Article 17 of the Realtor code of ethics requires that Realtors settle disputes through arbitration rather than litigation. This is meant to save members money, prevent bigger associations from bullying smaller ones through litigation, and to allow matters such as commission disputes to be handled by peers that understand how the industry works, Lublin said.
While non-Realtors are not bound by the code, many MLSs hold their non-Realtor members to a similar arbitration standard, he said.
The proposed change would add this language to Section 15 of the model MLS rules:
“Awards: The obligation to arbitrate includes the duty to either 1) pay an award to the party(ies) named in the award or 2) deposit the funds with the Secretary or Executive Officer to be held in an escrow or trust account maintained for this purpose. Failure to satisfy the award or deposit the funds with the association within ten (10) days may be considered a violation of the MLS rules and may subject the Participant to disciplinary action at the sole discretion of the MLS.”
The addition would protect members from non-Realtor peers who don’t keep their word, Lublin said. “There should be consequences to bad actions,” he said.
Copyright liability
The committee also passed a recommendation from NAR Associate Counsel Chloe Hecht. She proposed that an MLS policy statement be added to NAR’s Handbook on Multiple Listing Policy stressing the importance of complying with safe harbor provisions of the Digital Millennium Copyright Act.
The DMCA can help brokers and MLSs limit their liability for copyright infringement claims should their websites display content that was shared without permission of the copyright holder.
NAR hopes the proposal will bring more awareness to the benefits of DMCA compliance and its use as a risk management tool, Hecht told attendees at Saturday’s committee meeting.
Although the MLS advisory board may choose to consider requiring compliance with the DMCA safe harbor provisions, for now the statement is meant to be purely informational, Lublin said.
The new MLS policy statement would read as follows:
Digital Millennium Copyright Act Safe Harbor
The Digital Millennium Copyright Act (DMCA) is a federal copyright law that enhances the penalties for copyright infringement occurring on the Internet. The law provides exemptions or “safe harbors” from copyright infringement liability for online service providers (OSP) that satisfy certain criteria. Courts construe the definition of “online service provider” broadly, which will likely include MLSs as well as participants and subscribers hosting an IDX display.
One safe harbor limits the liability of an OSP that hosts a system, network or website on which Internet users may post user-generated content. If the OSP complies with the provisions of this DMCA safe harbor, it cannot be liable for copyright infringement if a user posts infringing material on its website. This protects an OSP from incurring significant sums in copyright infringement damages, as statutory damages are as high as $150,000 per work. For this reason, it is highly recommended that MLSs, participants and subscribers comply with the DMCA safe harbor provisions discussed herein.
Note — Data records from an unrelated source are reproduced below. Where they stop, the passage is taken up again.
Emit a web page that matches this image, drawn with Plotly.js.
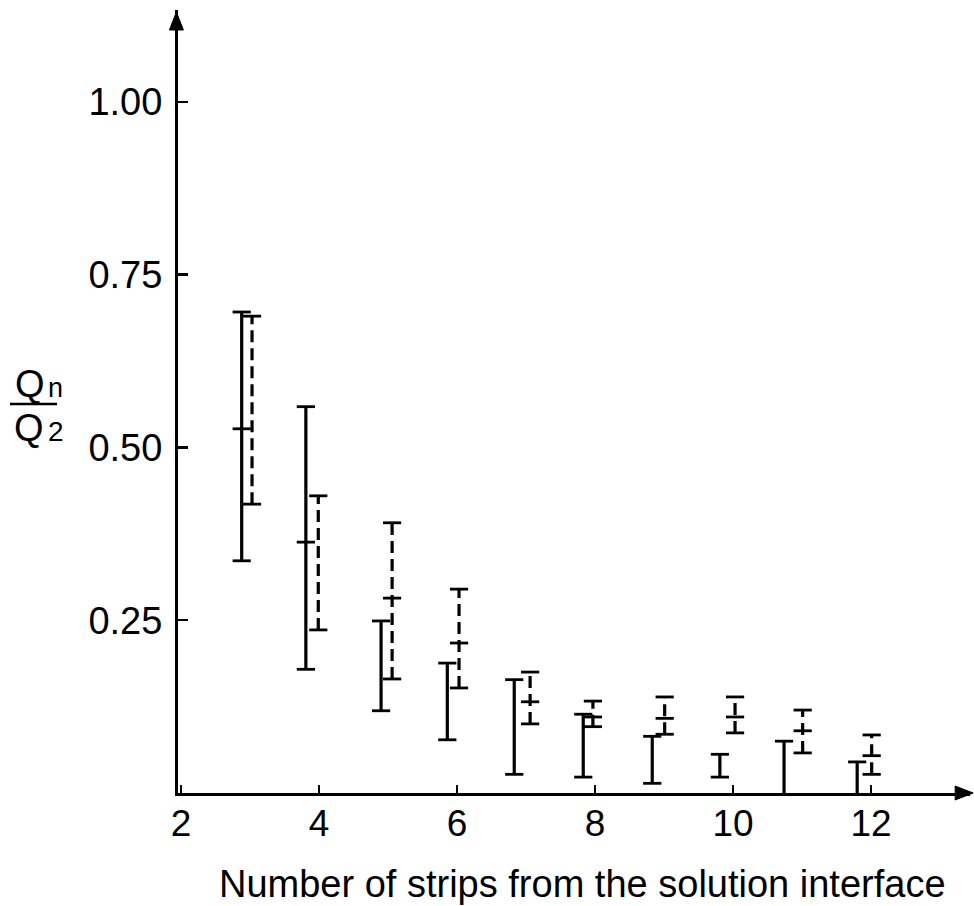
<!DOCTYPE html>
<html><head><meta charset="utf-8">
<script src="https://cdn.plot.ly/plotly-3.0.1.min.js"></script>
<style>html,body{margin:0;padding:0;background:#fff}</style>
</head><body>
<div id="chart" style="width:974px;height:906px"></div>
<script>
// Solid bars (left of each pair)
const solidX    = [2.88, 3.81, 4.90, 5.86, 6.83, 7.83, 8.83, 9.81, 10.74, 11.80];
const solidHigh = [0.696, 0.559, 0.249, 0.188, 0.164, 0.114, 0.082, 0.056, 0.075, 0.045];
const solidMid  = [0.527, 0.363, null, null, null, null, null, null, null, null];
const solidLow  = [0.336, 0.179, 0.119, 0.077, 0.027, 0.023, 0.014, 0.023, 0.0, 0.0];
// Dashed bars (right of each pair)
const dashedX    = [3.03, 3.99, 5.06, 6.03, 7.06, 7.97, 9.01, 10.03, 11.01, 12.01];
const dashedHigh = [0.690, 0.430, 0.391, 0.295, 0.175, 0.133, 0.139, 0.139, 0.120, 0.084];
const dashedMid  = [null, null, 0.282, 0.217, 0.132, 0.110, 0.108, 0.110, 0.090, 0.054];
const dashedLow  = [0.418, 0.236, 0.165, 0.152, 0.100, 0.096, 0.085, 0.087, 0.058, 0.027];
// Axis ticks
const xTickVals = [2, 4, 6, 8, 10, 12];
const yTickVals = [0.25, 0.50, 0.75, 1.00];
const yTickText = ["0.25", "0.50", "0.75", "1.00"];
const xTitle = "Number of strips from the solution interface";

function segs(xs, lo, hi) {
  const X = [], Y = [];
  xs.forEach((x, i) => { X.push(x, x, null); Y.push(lo[i], hi[i], null); });
  return {X, Y};
}
function pts(xs, ...arrs) {
  const X = [], Y = [];
  arrs.forEach(a => a.forEach((v, i) => { if (v !== null && v > 0) { X.push(xs[i]); Y.push(v); } }));
  return {X, Y};
}
const s = segs(solidX, solidLow, solidHigh);
const d = segs(dashedX, dashedLow, dashedHigh);
const sc = pts(solidX, solidLow, solidHigh, solidMid);
const dc = pts(dashedX, dashedLow, dashedHigh, dashedMid);
const capMarker = {symbol: 'line-ew', size: 13, color: '#000', line: {color: '#000', width: 2.8}};

const traces = [
  {x: s.X, y: s.Y, mode: 'lines', line: {color: '#000', width: 3.2}, cliponaxis: false, hoverinfo: 'skip'},
  {x: d.X, y: d.Y, mode: 'lines', line: {color: '#000', width: 3.2, dash: '12px,6px'}, cliponaxis: false, hoverinfo: 'skip'},
  {x: sc.X, y: sc.Y, mode: 'markers', marker: capMarker, cliponaxis: false, hoverinfo: 'skip'},
  {x: dc.X, y: dc.Y, mode: 'markers', marker: capMarker, cliponaxis: false, hoverinfo: 'skip'}
];

const L = 178, R = 4, T = 10, B = 113, W = 974, H = 906;
const pw = W - L - R, ph = H - T - B;
const px = v => (v - L) / pw;
const py = v => (H - B - v) / ph;
const font = 'Liberation Sans, Arial, sans-serif';

const layout = {
  width: W, height: H,
  margin: {l: L, r: R, t: T, b: B},
  paper_bgcolor: '#fff', plot_bgcolor: '#fff',
  showlegend: false,
  font: {family: font, color: '#000'},
  xaxis: {
    range: [1.957, 13.435], showgrid: false, zeroline: false,
    showline: true, linecolor: '#000', linewidth: 3,
    ticks: 'inside', ticklen: 8, tickwidth: 2.5, tickcolor: '#000',
    tickvals: xTickVals, ticktext: xTickVals.map(String),
    tickfont: {size: 37, family: font, color: '#000'},
    ticklabelstandoff: -4
  },
  yaxis: {
    range: [0, 1.133], showgrid: false, zeroline: false,
    showline: true, linecolor: '#000', linewidth: 3,
    ticks: 'inside', ticklen: 10, tickwidth: 2.5, tickcolor: '#000',
    tickvals: yTickVals, ticktext: yTickText,
    tickfont: {size: 38, family: font, color: '#000'},
    ticklabelstandoff: 5
  },
  shapes: [
    {type: 'line', xref: 'paper', yref: 'paper', x0: px(10), x1: px(57), y0: py(404), y1: py(404), line: {color: '#000', width: 2.5}},
    {type: 'path', xref: 'paper', yref: 'paper', xsizemode: 'pixel', ysizemode: 'pixel',
     xanchor: 1.004, yanchor: 0, path: 'M0,0 L-18,7 L-18,-7 Z', fillcolor: '#000', line: {color: '#000', width: 1}},
    {type: 'path', xref: 'paper', yref: 'paper', xsizemode: 'pixel', ysizemode: 'pixel',
     xanchor: -0.002, yanchor: py(12), path: 'M0,0 L-7,-18 L7,-18 Z', fillcolor: '#000', line: {color: '#000', width: 1}}
  ],
  annotations: [
    {xref: 'paper', yref: 'paper', x: px(582), y: py(884), text: xTitle, showarrow: false, xanchor: 'center', yanchor: 'middle', borderpad: 0, font: {size: 38, family: font, color: '#000'}},
    {xref: 'paper', yref: 'paper', x: px(30), y: py(384), text: 'Q', showarrow: false, xanchor: 'center', yanchor: 'middle', font: {size: 38, family: font, color: '#000'}},
    {xref: 'paper', yref: 'paper', x: px(55), y: py(388), text: 'n', showarrow: false, xanchor: 'center', yanchor: 'middle', font: {size: 27, family: font, color: '#000'}},
    {xref: 'paper', yref: 'paper', x: px(29), y: py(428), text: 'Q', showarrow: false, xanchor: 'center', yanchor: 'middle', font: {size: 38, family: font, color: '#000'}},
    {xref: 'paper', yref: 'paper', x: px(56), y: py(432), text: '2', showarrow: false, xanchor: 'center', yanchor: 'middle', font: {size: 28, family: font, color: '#000'}}
  ]
};

Plotly.newPlot('chart', traces, layout, {displayModeBar: false, staticPlot: true});
</script>
</body></html>
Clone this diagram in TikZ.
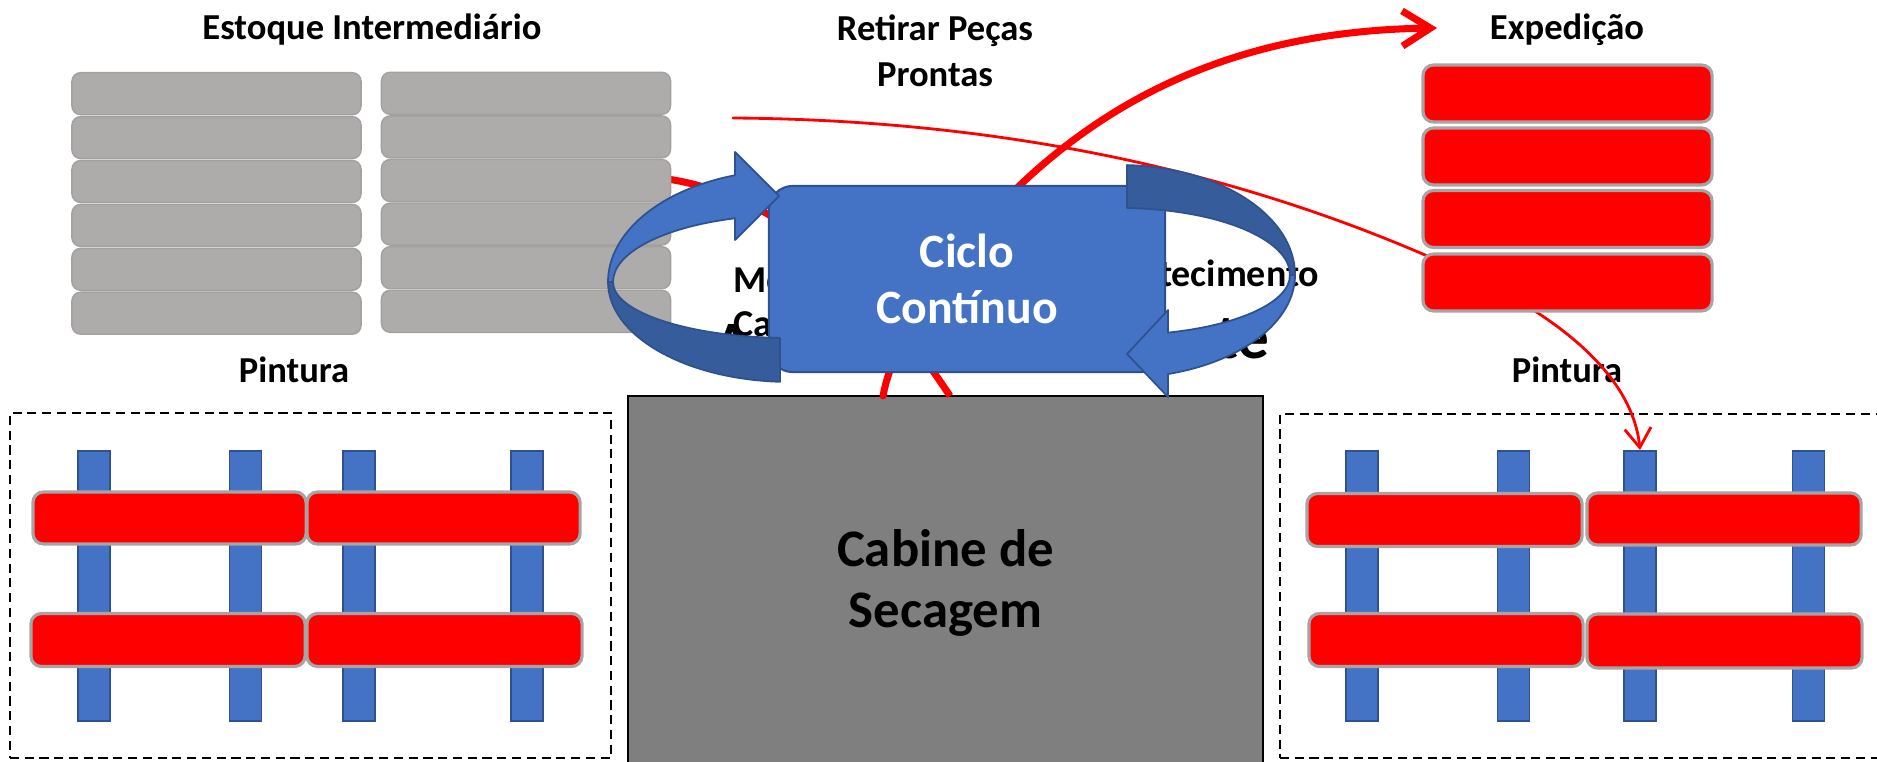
\documentclass[tikz,border=0pt]{standalone}
\usepackage{fontspec}
\setmainfont{Carlito}
\usetikzlibrary{arrows.meta}
\definecolor{pblue}{HTML}{4472C4}
\definecolor{pbdark}{HTML}{365C9B}
\definecolor{pbline}{HTML}{2F528F}
\definecolor{pred}{HTML}{FF0000}
\definecolor{pgreybox}{HTML}{AEABAB}
\definecolor{pgreyedge}{HTML}{A3A0A0}
\definecolor{pgreyline}{HTML}{A5A5A5}
\definecolor{pcabine}{HTML}{7F7F7F}
\newcommand{\twoline}[2]{\begin{tabular}[t]{@{}c@{}}#1\\#2\end{tabular}}
\begin{document}
\begin{tikzpicture}[x=0.01cm,y=-0.01cm,
  greybox/.style={rectangle, rounded corners=2.5pt, fill=pgreybox, draw=pgreyedge, line width=0.4pt, minimum width=2.89cm, minimum height=0.42cm, inner sep=0pt},
  redbox/.style={rectangle, rounded corners=3pt, fill=pred, draw=pgreyline, line width=0.9pt, inner sep=0pt},
  bluebar/.style={rectangle, fill=pblue, draw=pbline, line width=0.5pt, minimum width=0.32cm, minimum height=2.70cm, inner sep=0pt},
  dashbox/.style={rectangle, draw=black, dash pattern=on 2.6pt off 1.6pt, line width=0.6pt, inner sep=0pt},
  title/.style={font=\bfseries\fontsize{10.4}{12.8}\selectfont, inner sep=0pt, anchor=base},
  hid/.style={font=\bfseries\fontsize{10.8}{12.8}\selectfont, inner sep=0pt},
  big/.style={font=\bfseries\fontsize{18}{21}\selectfont, inner sep=0pt},
  redthick/.style={draw=pred, line width=2pt},
  redthin/.style={draw=pred, line width=0.8pt},
  arrlight/.style={fill=pblue, draw=pbline, line width=0.5pt, line join=round},
  arrdark/.style={fill=pbdark, draw=pbline, line width=0.5pt, line join=round},
]
\useasboundingbox (0,0) rectangle (1877,761);
\clip (0,0) rectangle (1877,761);
\fill[white] (0,0) rectangle (1877,761);

% Pintura areas
\node[dashbox, minimum width=6.01cm, minimum height=3.45cm] (pl) at (310.5,585.5) {};
\node[dashbox, minimum width=6.10cm, minimum height=3.44cm] (pr) at (1585,586) {};
\foreach \n/\x in {1/94,2/245.5,3/359,4/527} {\node[bluebar] (lb\n) at (\x,586) {};}
\foreach \n/\x in {1/1362,2/1513.5,3/1640,4/1808.5} {\node[bluebar] (rb\n) at (\x,586) {};}
\node[redbox, minimum width=2.73cm, minimum height=0.52cm] (lr11) at (169.5,518) {};
\node[redbox, minimum width=2.73cm, minimum height=0.52cm] (lr12) at (443.5,518) {};
\node[redbox, minimum width=2.74cm, minimum height=0.53cm] (lr21) at (168,640) {};
\node[redbox, minimum width=2.75cm, minimum height=0.53cm] (lr22) at (444.5,640) {};
\node[redbox, minimum width=2.75cm, minimum height=0.53cm] (rr11) at (1444.5,520) {};
\node[redbox, minimum width=2.74cm, minimum height=0.52cm] (rr12) at (1724,519) {};
\node[redbox, minimum width=2.74cm, minimum height=0.53cm] (rr21) at (1446,640) {};
\node[redbox, minimum width=2.75cm, minimum height=0.54cm] (rr22) at (1724.5,641) {};

% Cabine
\node[rectangle, fill=pcabine, draw=black, line width=0.5pt, minimum width=6.35cm, minimum height=3.74cm, inner sep=0pt,
  font=\bfseries\fontsize{15}{17.4}\selectfont, align=center] (cab) at (945.5,583) {Cabine de\\Secagem};

% thick red line from stock to cabine (behind grey boxes)
\coordinate (s1) at (660,178);
\coordinate (c1) at (950,396);
\draw[redthick] (s1) .. controls (800,195) and (900,320) .. (c1);

% grey stock boxes
\foreach \i in {0,...,5} {
  \node[greybox] (gl\i) at (216.5,{93.7+43.9*\i}) {};
  \node[greybox] (gr\i) at (526,{93.3+43.6*\i}) {};
}

% titles
\node[title] (tEst) at (372,40) {Estoque Intermediário};
\node[title] (tRet) at (935,41) {\twoline{Retirar Peças}{Prontas}};
\node[title] (tExp) at (1567,40) {Expedição};
\node[title] (tPL) at (294,383) {Pintura};
\node[title] (tPR) at (1567,383) {Pintura};

% thin red curve to right painting
\coordinate (t1) at (733,118);
\coordinate (t2) at (1480,280);
\draw[redthin, line cap=round, -{Straight Barb[length=5.5pt,width=7.5pt]}] (t1) .. controls (1000,120) and (1250,170) .. (t2) .. controls (1600,340) and (1635,400) .. (rb3.north);

% thick red arrow to Expedicao
\coordinate (k1) at (883,396);
\coordinate (k2) at (1017,188);
\coordinate (k3) at (1437,28);
\draw[redthick, line cap=round, -{Straight Barb[length=8pt,width=10pt]}] (k1) .. controls (895,330) and (960,250) .. (k2) .. controls (1150,60) and (1300,30) .. (k3);

% Expedicao boxes
\node[redbox, minimum width=2.89cm, minimum height=0.57cm] (e1) at (1567.5,93.5) {};
\node[redbox, minimum width=2.89cm, minimum height=0.57cm] (e2) at (1567.5,156.5) {};
\node[redbox, minimum width=2.89cm, minimum height=0.57cm] (e3) at (1567.5,219) {};
\node[redbox, minimum width=2.89cm, minimum height=0.57cm] (e4) at (1567.5,282.5) {};

% texts partly hidden behind the cycle
\node[hid, anchor=base west] (mo) at (733,292) {Mo};
\node[hid, anchor=base west] (ca) at (733,337) {Ca};
\node[hid, anchor=base east] (tec) at (1320,287) {tecimento};
\node[big, anchor=base west] (bA) at (713,365) {A};
\node[big, anchor=base east] (bte) at (1270,358) {te};

% Ciclo box
\node[rectangle, rounded corners=6.8pt, fill=pblue, draw=pbline, line width=0.6pt, minimum width=3.96cm, minimum height=1.86cm,
  text=white, font=\bfseries\fontsize{13.6}{16}\selectfont, align=center, inner sep=0pt] (cic) at (967,279) {Ciclo\\Contínuo};

% left circular arrow
\draw[arrdark] (780,381.8) arc[start angle=93.15, end angle=180, x radius=182, y radius=100]
  -- (613,282) arc[start angle=180, end angle=93.24, x radius=177, y radius=56] -- cycle;
\draw[arrlight] (608,282) arc[start angle=180, end angle=252.41, x radius=182, y radius=112]
  -- (735,152) -- (779,196) -- (735,240) -- (735,218.3)
  arc[start angle=251.90, end angle=180, x radius=177, y radius=67] -- cycle;

% right circular arrow
\draw[arrlight] (1295,275) arc[start angle=0, end angle=74.08, x radius=175, y radius=103]
  -- (1168,397) -- (1127,354) -- (1168,310) -- (1168,332.6)
  arc[start angle=73.60, end angle=0, x radius=170, y radius=60] -- cycle;
\draw[arrdark] (1127,165.1) arc[start angle=272.29, end angle=360, x radius=175, y radius=110]
  -- (1290,275) arc[start angle=360, end angle=272.36, x radius=170, y radius=67] -- cycle;
\end{tikzpicture}
\end{document}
To qualify for this safe harbor, the OSP must:
(1) Designate on its website and register with the Copyright Office an agent to receive takedown requests. The agent could be the MLS, participant, subscriber, or other individual or entity.
(2) Develop and post a DMCA-compliant website policy that addresses repeat offenders.
(3) Comply with the DMCA takedown procedure. If a copyright owner submits a takedown notice to the OSP, which alleges infringement of its copyright at a certain location, then the OSP must promptly remove allegedly infringing material. The alleged infringer may submit a counter-notice that the OSP must share with the copyright owner. If the copyright owner fails to initiate a copyright lawsuit within ten (10) days, then the OSP may restore the removed material.
(4) Have no actual knowledge of any complained-of infringing activity.
(5) Not be aware of facts or circumstances from which complained-of infringing activity is apparent.
(6) Not receive a financial benefit attributable to complained-of infringing activity when the OSP is capable of controlling such activity.